One solution to this problem is the data cube approach. The value "column" fills the volume of the cube. All the other columns define dimensions, and we track single copies of the dimensions. This is compact, and if you're careful you might get benefits from striding. [3]

[3] Striding benefits aren't generally accessible in JavaScript or R, but they may be in other languages.

Image (1000-pixel PNG) from Wikimedia Commons.

{"people stats": {
  "value": [68, 70, ...],
  "dimension": {
    "id": ["name", "year", "thing"],
    ...

So this is what JSON-stat looks like. There's more to it, and certainly a little bit of overhead in specifying everything in an unambiguous way, but with large data sets you can get significant savings in size. For the dimensions, it's even more effective than using R's factor approach. And that's not all.

METADATA

JSON-stat includes places for metadata like long-form names, data source, release date, element-by-element status information, and units. It also lets you naturally package multiple data sets in the same bundle. These features help make JSON-stat attractive to people who are serious about their statistics.

Xavier Badosa

JSON-stat was created by Xavier Badosa as a result of his experiences doing API work for the Statistical Institute of Catalonia. He continues to maintain and promote the format, which has been growing in popularity. The biggest current systems using JSON-stat are probably Norway's and Sweden's. They rolled it out first, but offices of statistics in around 30 nations use Sweden's PC-Axis software which will soon provide JSON-stat by default. The UK's Office for National Statistics also has a new OpenAPI which provides JSON-stat. [4]

[4] The UK's system is still in beta; work continues.

Swedish Inflation Calculator

In addition to the format itself there's an associated HTML microdata schema and a JavaScript Toolkit for working with JSON-stat. You can make things like this Swedish Inflation Calculator. There are also libraries for Java and Python.

...R?

But about a year ago, there was nothing for R.

bus

I was using R a lot, so when I visited New York one weekend, I spent some of the bus ride hacking an R package together, following the advice in Advanced R. I got conversion between R data frames and JSON-stat working, I put it up on GitHub, and I told Xavier about it.

It then turned out that I didn't need JSON-stat, and I immediately forgot about it. [5] But once the package was up on GitHub, anybody could come and mess with it.

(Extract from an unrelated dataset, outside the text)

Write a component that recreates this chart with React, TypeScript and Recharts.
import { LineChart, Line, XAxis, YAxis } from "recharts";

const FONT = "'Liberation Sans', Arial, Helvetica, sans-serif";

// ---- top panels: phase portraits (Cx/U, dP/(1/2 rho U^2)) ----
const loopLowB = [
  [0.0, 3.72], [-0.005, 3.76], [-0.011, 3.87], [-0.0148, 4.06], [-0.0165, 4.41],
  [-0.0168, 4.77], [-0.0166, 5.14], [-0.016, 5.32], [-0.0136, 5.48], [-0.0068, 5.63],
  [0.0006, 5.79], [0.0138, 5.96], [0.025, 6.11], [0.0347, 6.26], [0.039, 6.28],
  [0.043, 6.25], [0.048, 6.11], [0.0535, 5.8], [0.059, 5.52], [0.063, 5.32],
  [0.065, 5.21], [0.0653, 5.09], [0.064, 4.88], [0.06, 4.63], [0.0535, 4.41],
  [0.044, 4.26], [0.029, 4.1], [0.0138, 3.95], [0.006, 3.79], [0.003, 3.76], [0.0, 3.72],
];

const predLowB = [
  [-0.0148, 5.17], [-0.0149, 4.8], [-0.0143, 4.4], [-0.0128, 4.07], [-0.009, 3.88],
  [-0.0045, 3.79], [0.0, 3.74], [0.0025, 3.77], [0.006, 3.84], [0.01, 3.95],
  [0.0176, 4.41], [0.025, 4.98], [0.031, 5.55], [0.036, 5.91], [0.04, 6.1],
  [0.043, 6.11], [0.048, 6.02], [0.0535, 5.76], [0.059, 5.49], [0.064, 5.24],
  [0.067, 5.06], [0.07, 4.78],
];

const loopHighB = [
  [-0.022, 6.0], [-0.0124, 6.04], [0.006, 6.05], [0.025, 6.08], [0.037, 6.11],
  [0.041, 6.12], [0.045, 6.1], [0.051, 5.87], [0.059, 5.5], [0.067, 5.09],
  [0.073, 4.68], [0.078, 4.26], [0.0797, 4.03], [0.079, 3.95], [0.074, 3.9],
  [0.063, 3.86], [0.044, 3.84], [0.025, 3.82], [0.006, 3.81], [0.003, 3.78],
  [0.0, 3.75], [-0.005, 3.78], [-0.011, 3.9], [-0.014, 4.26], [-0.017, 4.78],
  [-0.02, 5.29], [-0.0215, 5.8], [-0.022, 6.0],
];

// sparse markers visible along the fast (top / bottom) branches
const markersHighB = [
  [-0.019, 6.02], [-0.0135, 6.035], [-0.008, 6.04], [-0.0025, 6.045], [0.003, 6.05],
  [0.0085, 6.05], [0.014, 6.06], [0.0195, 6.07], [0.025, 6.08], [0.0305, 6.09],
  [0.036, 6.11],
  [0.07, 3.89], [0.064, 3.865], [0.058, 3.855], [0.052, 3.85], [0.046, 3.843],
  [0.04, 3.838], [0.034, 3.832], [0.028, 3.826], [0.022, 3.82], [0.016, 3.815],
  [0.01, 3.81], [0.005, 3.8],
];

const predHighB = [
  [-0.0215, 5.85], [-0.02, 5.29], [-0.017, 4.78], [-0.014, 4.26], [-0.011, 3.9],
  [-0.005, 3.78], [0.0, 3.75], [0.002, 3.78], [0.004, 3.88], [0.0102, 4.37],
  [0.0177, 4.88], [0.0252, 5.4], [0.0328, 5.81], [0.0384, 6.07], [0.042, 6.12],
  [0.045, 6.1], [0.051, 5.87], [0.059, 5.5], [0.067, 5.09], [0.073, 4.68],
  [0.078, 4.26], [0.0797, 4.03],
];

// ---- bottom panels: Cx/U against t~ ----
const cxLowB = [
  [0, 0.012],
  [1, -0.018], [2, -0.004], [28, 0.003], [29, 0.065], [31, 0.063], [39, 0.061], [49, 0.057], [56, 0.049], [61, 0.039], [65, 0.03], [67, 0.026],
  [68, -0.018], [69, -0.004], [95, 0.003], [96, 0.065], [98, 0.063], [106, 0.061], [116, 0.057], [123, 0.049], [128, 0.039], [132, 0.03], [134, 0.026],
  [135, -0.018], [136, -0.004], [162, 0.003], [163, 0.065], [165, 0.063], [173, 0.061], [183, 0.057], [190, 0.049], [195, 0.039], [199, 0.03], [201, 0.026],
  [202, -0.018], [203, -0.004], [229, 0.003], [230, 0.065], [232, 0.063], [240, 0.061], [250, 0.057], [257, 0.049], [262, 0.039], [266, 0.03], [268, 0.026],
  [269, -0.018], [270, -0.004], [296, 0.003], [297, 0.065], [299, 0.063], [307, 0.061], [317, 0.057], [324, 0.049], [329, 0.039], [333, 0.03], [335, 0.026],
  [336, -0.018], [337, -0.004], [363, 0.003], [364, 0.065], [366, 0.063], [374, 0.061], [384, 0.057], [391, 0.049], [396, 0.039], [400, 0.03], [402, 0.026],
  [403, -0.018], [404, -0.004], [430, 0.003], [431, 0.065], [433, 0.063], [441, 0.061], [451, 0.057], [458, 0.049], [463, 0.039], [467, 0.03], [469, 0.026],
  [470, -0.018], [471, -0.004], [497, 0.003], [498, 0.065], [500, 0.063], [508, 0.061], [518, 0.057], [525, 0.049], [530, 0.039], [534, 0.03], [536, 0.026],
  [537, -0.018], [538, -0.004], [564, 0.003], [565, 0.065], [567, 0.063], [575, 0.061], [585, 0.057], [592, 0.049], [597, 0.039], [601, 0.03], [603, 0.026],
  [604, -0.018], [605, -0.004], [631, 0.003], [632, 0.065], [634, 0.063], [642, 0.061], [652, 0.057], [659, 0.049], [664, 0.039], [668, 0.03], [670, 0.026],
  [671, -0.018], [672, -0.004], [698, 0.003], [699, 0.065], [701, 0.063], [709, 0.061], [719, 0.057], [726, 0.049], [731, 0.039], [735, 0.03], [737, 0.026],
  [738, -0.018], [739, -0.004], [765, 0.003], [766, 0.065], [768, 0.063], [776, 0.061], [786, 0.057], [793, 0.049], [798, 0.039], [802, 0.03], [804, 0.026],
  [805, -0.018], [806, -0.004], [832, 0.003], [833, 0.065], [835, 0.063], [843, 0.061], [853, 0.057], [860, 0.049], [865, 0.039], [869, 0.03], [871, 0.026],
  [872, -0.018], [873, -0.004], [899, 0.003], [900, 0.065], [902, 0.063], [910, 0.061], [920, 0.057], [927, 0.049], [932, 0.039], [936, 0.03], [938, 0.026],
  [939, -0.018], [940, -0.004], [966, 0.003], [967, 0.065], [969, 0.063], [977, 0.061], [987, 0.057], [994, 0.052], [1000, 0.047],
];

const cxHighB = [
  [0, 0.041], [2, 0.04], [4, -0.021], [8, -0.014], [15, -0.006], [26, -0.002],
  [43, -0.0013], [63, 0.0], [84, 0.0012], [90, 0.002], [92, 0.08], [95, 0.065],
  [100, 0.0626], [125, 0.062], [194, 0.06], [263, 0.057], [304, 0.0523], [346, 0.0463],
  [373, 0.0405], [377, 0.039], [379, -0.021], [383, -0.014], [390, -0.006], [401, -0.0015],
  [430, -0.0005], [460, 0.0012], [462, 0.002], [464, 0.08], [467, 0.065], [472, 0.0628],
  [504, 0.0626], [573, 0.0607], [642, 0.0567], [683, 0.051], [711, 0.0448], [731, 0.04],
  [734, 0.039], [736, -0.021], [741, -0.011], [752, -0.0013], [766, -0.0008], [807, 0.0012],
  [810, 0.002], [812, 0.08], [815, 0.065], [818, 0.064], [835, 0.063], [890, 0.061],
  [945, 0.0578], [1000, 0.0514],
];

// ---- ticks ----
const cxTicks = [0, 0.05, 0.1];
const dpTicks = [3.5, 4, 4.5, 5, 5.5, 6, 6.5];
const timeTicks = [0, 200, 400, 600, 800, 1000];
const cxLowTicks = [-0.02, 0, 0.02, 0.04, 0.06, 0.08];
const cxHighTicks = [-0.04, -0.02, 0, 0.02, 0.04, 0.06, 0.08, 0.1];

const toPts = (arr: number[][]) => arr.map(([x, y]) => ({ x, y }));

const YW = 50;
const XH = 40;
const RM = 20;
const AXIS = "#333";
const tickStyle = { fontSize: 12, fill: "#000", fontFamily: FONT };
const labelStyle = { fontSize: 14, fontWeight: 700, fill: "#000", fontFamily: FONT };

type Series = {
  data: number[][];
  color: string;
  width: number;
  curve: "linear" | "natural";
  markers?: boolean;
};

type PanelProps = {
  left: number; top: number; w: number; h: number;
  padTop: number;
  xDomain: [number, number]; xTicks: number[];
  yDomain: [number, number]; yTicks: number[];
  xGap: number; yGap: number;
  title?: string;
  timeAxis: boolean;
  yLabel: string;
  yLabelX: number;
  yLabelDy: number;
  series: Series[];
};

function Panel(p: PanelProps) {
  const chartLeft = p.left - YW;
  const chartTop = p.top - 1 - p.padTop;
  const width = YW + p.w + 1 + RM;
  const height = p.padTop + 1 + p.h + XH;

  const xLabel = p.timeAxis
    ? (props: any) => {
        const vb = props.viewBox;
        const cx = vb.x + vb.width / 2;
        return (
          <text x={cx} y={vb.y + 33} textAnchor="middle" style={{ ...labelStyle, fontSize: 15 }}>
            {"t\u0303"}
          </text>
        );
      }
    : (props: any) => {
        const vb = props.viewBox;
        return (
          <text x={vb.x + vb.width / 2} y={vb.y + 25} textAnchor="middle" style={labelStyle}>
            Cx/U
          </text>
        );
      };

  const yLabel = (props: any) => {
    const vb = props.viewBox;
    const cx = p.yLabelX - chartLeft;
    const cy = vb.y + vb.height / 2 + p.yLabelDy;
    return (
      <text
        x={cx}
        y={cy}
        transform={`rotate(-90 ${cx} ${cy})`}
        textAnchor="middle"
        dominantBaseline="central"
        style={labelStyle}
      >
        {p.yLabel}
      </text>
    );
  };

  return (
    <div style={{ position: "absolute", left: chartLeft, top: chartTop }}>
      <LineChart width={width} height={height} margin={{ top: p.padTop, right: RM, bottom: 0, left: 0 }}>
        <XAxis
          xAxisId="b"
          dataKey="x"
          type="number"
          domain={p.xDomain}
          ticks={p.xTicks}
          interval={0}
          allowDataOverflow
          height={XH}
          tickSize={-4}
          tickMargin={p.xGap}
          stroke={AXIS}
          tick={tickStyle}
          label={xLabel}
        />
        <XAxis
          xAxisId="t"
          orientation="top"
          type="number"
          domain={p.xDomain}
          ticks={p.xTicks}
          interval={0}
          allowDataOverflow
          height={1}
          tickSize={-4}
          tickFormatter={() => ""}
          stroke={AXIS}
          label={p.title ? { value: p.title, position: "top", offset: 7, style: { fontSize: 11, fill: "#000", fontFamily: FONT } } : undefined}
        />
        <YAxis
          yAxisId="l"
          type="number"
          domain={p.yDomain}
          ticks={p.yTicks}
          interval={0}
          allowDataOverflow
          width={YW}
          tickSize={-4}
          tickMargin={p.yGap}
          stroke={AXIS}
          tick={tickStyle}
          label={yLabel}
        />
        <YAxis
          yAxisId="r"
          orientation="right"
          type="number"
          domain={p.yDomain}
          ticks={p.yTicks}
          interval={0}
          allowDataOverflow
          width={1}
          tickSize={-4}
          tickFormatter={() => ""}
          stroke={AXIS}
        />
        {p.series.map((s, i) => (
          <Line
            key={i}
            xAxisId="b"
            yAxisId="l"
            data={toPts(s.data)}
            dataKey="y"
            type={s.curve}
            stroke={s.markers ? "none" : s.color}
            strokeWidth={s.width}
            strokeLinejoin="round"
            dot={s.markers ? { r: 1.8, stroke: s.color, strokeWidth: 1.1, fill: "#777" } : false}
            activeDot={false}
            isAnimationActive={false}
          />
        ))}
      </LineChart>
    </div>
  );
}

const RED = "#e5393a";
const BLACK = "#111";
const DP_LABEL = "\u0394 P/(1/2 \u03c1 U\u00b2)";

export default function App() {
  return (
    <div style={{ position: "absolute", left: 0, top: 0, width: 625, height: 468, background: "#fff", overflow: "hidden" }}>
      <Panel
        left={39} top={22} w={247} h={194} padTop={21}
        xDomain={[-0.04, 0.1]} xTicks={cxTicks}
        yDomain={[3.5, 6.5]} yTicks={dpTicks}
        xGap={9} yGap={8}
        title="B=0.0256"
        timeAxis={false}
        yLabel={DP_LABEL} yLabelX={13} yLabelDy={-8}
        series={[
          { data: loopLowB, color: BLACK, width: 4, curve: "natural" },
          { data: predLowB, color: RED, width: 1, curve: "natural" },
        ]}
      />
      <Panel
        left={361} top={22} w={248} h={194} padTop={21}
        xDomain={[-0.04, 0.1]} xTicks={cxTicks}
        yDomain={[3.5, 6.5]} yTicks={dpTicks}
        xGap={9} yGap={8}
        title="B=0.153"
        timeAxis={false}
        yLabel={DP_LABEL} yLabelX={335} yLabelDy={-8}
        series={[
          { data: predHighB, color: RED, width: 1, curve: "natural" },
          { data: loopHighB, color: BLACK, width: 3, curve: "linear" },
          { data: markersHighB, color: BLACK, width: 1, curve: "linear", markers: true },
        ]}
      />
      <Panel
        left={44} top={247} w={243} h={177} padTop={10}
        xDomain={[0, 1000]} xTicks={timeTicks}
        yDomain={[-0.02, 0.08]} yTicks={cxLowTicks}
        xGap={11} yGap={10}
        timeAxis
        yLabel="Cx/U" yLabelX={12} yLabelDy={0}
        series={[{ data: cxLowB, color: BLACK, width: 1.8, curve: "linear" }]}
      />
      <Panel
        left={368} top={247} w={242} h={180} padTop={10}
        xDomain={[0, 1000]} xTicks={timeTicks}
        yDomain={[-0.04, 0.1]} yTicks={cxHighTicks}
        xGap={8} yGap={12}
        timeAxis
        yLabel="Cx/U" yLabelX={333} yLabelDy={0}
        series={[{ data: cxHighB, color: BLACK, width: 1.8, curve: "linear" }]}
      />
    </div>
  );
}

And somebody did.

[5] It isn't quite true that I immediately forgot about it. I also did a lightning talk at Hack and Tell.

Image from some site.

Håkon Malmedal

I don't know how recent this picture is. I'd really like to pronounce his name as "hack on", but by the Korean I'll go with "hoe cone". The only thing I really know about Håkon of Molde, Norway is that a couple months ago he started sending me pull requests on GitHub. Really, really good pull requests. Pull requests that made things faster, more elegant, and better tested. I'd like to buy him a reasonably priced beverage of his choice.

Greenland

That was good enough until Lars Pedersen of Statistics Greenland emailed me with some questions about the package, among them when it would be on CRAN.

CRAN

rjstat was installing just fine from GitHub, and I was a little intimidated by the reputation of R-core, so all I did was start a GitHub issue to discuss getting on CRAN. Before I knew it, Håkon had submitted on my behalf, it was approved by Uwe Ligges, and it was in the system in time for Lars's conference.

I know what you're thinking: "But do you have continuous integration testing?"

Travis

Largely because I felt like I should do some work before giving this talk, I decided to set up Travis CI for rjstat. Travis doesn't actually support R at all, but Craig Citro has put together a nice way of hijacking Travis's C build process to test R projects. It was so easy, I still hardly did any work.

tweet from Hadley

And because no R talk is complete without explicit mention of Hadley: he naturally let me know that his devtools package will also set up Travis automatically. Because of course it does.

build passing

In summary: JSON-stat is a neat format, everyone involved with R is really very friendly and helpful, and you should follow your dreams of doing and making all kinds of things. Thank you.